MU researchers awarded $1.1 million grant from United Soybean Board

Dec. 30, 2008

Story Contact:  Melody Kroll, (573) 884-4144, KrollMM@missouri.edu

COLUMBIA, Mo. – Soybean farmers soon will be one step closer to better drought-tolerant soybean varieties. University of Missouri researchers will construct a comprehensive database of all proteins and metabolites in soybeans. Once compiled, the database will allow researchers to study changes in proteins and metabolites in soybeans grown under drought and other stressed conditions. When combined with data from the recently released soybean genome, scientists will have a very powerful set of tools that will help breeders engineer better-performing soybean plants. The research project will be funded by a new three-year, $1.1 million grant awarded by the United Soybean Board (USB).
 

“Using the analogy of a car, the genome represents a ‘parts list’ and the proteins and metabolites represent the ‘parts’ themselves,” said plant scientist Henry Nguyen, lead investigator on the USB project and director of the National Center for Soybean Biotechnology at MU. “When the genome is complete, we will have the ‘parts list’. Now, we need to know how many of each part is needed, where they are located and how they contribute to the overall performance of the ‘car’.”

To assemble the parts, Nguyen and two of his fellow investigators in the MU Interdisciplinary Plant Group, Gary Stacey and Dong Xu, are combining their expertise in plant physiology, molecular genetics and computational biology to create a comprehensive database of all proteins and metabolites found in the soybean seed, leaf and roots.
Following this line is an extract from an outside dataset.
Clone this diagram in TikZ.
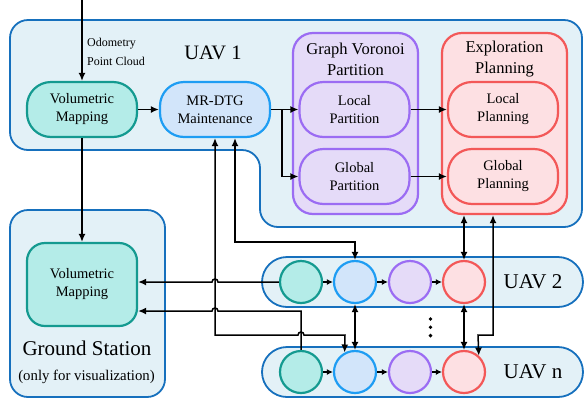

Once completed, the database will be available to the entire soybean community.

In addition, they will study how proteins and metabolites change in these tissues in response to drought and different pathogen attacks.

“Plants turn certain proteins and metabolites on or off or up or down in response to environmental cues,” said Nguyen, who also is an investigator in the Christopher S. Bond Life Sciences Center. “For example, a soybean plant grown under drought conditions will send out a deeper root or increase root branching. These changes in the physical attributes of the plant arise from changes in proteins and metabolites.”

Nguyen and his colleagues said that the database will be used to create computerized soybean models that can predict changes in the physiology and biology of the plant under changing environmental conditions. Such models can then be used to engineer better performing varieties.

The USB is a farmer-led organization composed of 62 farmer-directors. The USB oversees the investments of the soybean check off on behalf of all U.S. soybean farmers.